_EXERCISE GOAL:_
Transcribe the lines below verbatim, skipping the images.

(Source code of charts)
* * * * * * * * *
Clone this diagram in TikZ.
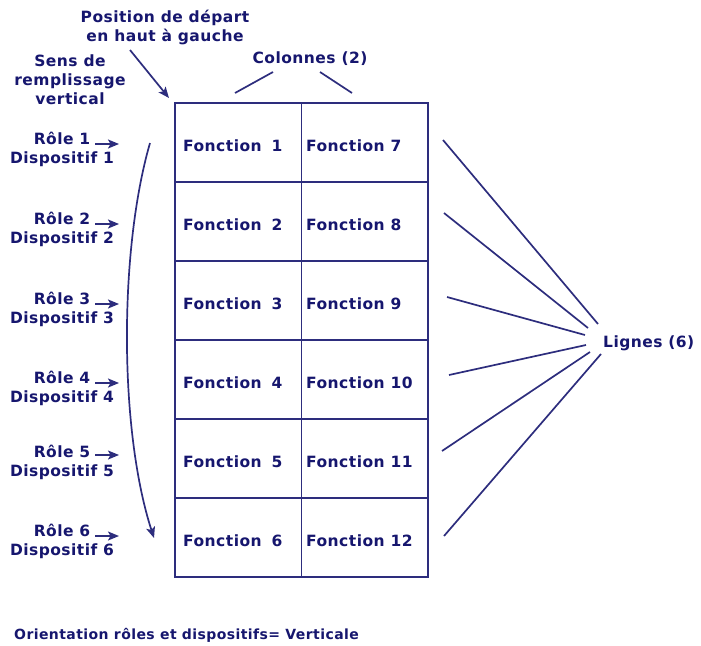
\documentclass[tikz,border=0pt]{standalone}
\usepackage{fontspec}
\setmainfont{DejaVu Sans}[LetterSpace=3]
\usetikzlibrary{arrows.meta}
\definecolor{navytxt}{RGB}{22,22,110}
\definecolor{navyline}{RGB}{45,45,125}
\begin{document}
\begin{tikzpicture}[x=1pt,y=-1pt,
  every node/.style={text=navytxt,font=\fontsize{15.5}{19}\selectfont\bfseries,inner sep=0pt},
  cell/.style={draw=navyline,line width=1.8pt,minimum width=126.5pt,minimum height=79pt},
  lbl/.style={align=center},
  ln/.style={draw=navyline,line width=1.7pt},
  arr/.style={ln,-{Stealth[length=11pt,width=9pt,inset=2.5pt]}}]
\useasboundingbox (0,0) rectangle (701,645);
% grid
\foreach \i/\y in {1/142.5,2/221.5,3/300.5,4/379.5,5/458.5,6/537.5}{
  \node[cell,anchor=west] (c\i) at (174,\y) {};
  \node[anchor=west] (tc\i) at (183,\y+3) {Fonction\hspace{4pt} \i};
}
\foreach \i/\j/\y in {1/7/142.5,2/8/221.5,3/9/300.5,4/10/379.5,5/11/458.5,6/12/537.5}{
  \node[cell,anchor=west] (d\i) at (300.5,\y) {};
  \node[anchor=west] (td\i) at (306,\y+3) {Fonction \j};
}
% top labels
\node[lbl] (pos) at (165,27.5) {Position de départ\\en haut à gauche};
\node[lbl] (sens) at (70,80) {Sens de\\remplissage\\vertical};
\coordinate (posA) at (130,50);
\coordinate (posB) at (169,98);
\draw[arr] (posA) -- (posB);
\node (col) at (310,59) {Colonnes (2)};
\coordinate (colL1) at (273,72); \coordinate (colL2) at (235,93);
\coordinate (colR1) at (320,72); \coordinate (colR2) at (352,93);
\draw[ln] (colL1) -- (colL2);
\draw[ln] (colR1) -- (colR2);
% left labels and arrows
\foreach \k/\y/\ay in {1/149.5/144,2/229.5/224,3/309.5/304,4/388.5/383,5/462.5/455,6/541/536}{
  \node[lbl] (r\k) at (62,\y) {Rôle \k\\Dispositif \k};
  \coordinate (ra\k) at (95,\ay);
  \coordinate (rb\k) at (119,\ay);
  \draw[arr] (ra\k) -- (rb\k);
}
% curved arrow
\coordinate (cs) at (150,143);
\coordinate (ce) at (154,538);
\draw[arr] (cs) .. controls (119,250) and (119,430) .. (ce);
% lignes
\node[anchor=west] (lig) at (603,343) {Lignes (6)};
\coordinate (l1a) at (443,140); \coordinate (l1b) at (598,324);
\coordinate (l2a) at (444,213); \coordinate (l2b) at (588,328);
\coordinate (l3a) at (447,297); \coordinate (l3b) at (585,335);
\coordinate (l4a) at (449,375); \coordinate (l4b) at (586,345);
\coordinate (l5a) at (442,451); \coordinate (l5b) at (590,352);
\coordinate (l6a) at (444,536); \coordinate (l6b) at (601,354);
\foreach \k in {1,...,6}{\draw[ln] (l\k a) -- (l\k b);}
% bottom
\node[anchor=west,font=\fontsize{14}{17}\selectfont\bfseries] (orient) at (14,635) {Orientation rôles et dispositifs= Verticale};
\end{tikzpicture}
\end{document}
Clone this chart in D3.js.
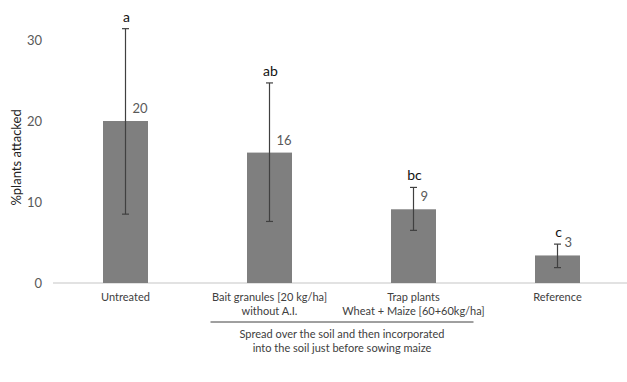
* * * * * * * * *
_SOLUTION FOR THIS TASK:_
Clone this diagram in TikZ.
\documentclass[tikz,border=0pt]{standalone}
\usepackage{fontspec}
\setmainfont{DejaVu Sans}[LetterSpace=3]
\usetikzlibrary{arrows.meta}
\definecolor{navytxt}{RGB}{22,22,110}
\definecolor{navyline}{RGB}{45,45,125}
\begin{document}
\begin{tikzpicture}[x=1pt,y=-1pt,
  every node/.style={text=navytxt,font=\fontsize{15.5}{19}\selectfont\bfseries,inner sep=0pt},
  cell/.style={draw=navyline,line width=1.8pt,minimum width=126.5pt,minimum height=79pt},
  lbl/.style={align=center},
  ln/.style={draw=navyline,line width=1.7pt},
  arr/.style={ln,-{Stealth[length=11pt,width=9pt,inset=2.5pt]}}]
\useasboundingbox (0,0) rectangle (701,645);
% grid
\foreach \i/\y in {1/142.5,2/221.5,3/300.5,4/379.5,5/458.5,6/537.5}{
  \node[cell,anchor=west] (c\i) at (174,\y) {};
  \node[anchor=west] (tc\i) at (183,\y+3) {Fonction\hspace{4pt} \i};
}
\foreach \i/\j/\y in {1/7/142.5,2/8/221.5,3/9/300.5,4/10/379.5,5/11/458.5,6/12/537.5}{
  \node[cell,anchor=west] (d\i) at (300.5,\y) {};
  \node[anchor=west] (td\i) at (306,\y+3) {Fonction \j};
}
% top labels
\node[lbl] (pos) at (165,27.5) {Position de départ\\en haut à gauche};
\node[lbl] (sens) at (70,80) {Sens de\\remplissage\\vertical};
\coordinate (posA) at (130,50);
\coordinate (posB) at (169,98);
\draw[arr] (posA) -- (posB);
\node (col) at (310,59) {Colonnes (2)};
\coordinate (colL1) at (273,72); \coordinate (colL2) at (235,93);
\coordinate (colR1) at (320,72); \coordinate (colR2) at (352,93);
\draw[ln] (colL1) -- (colL2);
\draw[ln] (colR1) -- (colR2);
% left labels and arrows
\foreach \k/\y/\ay in {1/149.5/144,2/229.5/224,3/309.5/304,4/388.5/383,5/462.5/455,6/541/536}{
  \node[lbl] (r\k) at (62,\y) {Rôle \k\\Dispositif \k};
  \coordinate (ra\k) at (95,\ay);
  \coordinate (rb\k) at (119,\ay);
  \draw[arr] (ra\k) -- (rb\k);
}
% curved arrow
\coordinate (cs) at (150,143);
\coordinate (ce) at (154,538);
\draw[arr] (cs) .. controls (119,250) and (119,430) .. (ce);
% lignes
\node[anchor=west] (lig) at (603,343) {Lignes (6)};
\coordinate (l1a) at (443,140); \coordinate (l1b) at (598,324);
\coordinate (l2a) at (444,213); \coordinate (l2b) at (588,328);
\coordinate (l3a) at (447,297); \coordinate (l3b) at (585,335);
\coordinate (l4a) at (449,375); \coordinate (l4b) at (586,345);
\coordinate (l5a) at (442,451); \coordinate (l5b) at (590,352);
\coordinate (l6a) at (444,536); \coordinate (l6b) at (601,354);
\foreach \k in {1,...,6}{\draw[ln] (l\k a) -- (l\k b);}
% bottom
\node[anchor=west,font=\fontsize{14}{17}\selectfont\bfseries] (orient) at (14,635) {Orientation rôles et dispositifs= Verticale};
\end{tikzpicture}
\end{document}
Clone this chart in D3.js.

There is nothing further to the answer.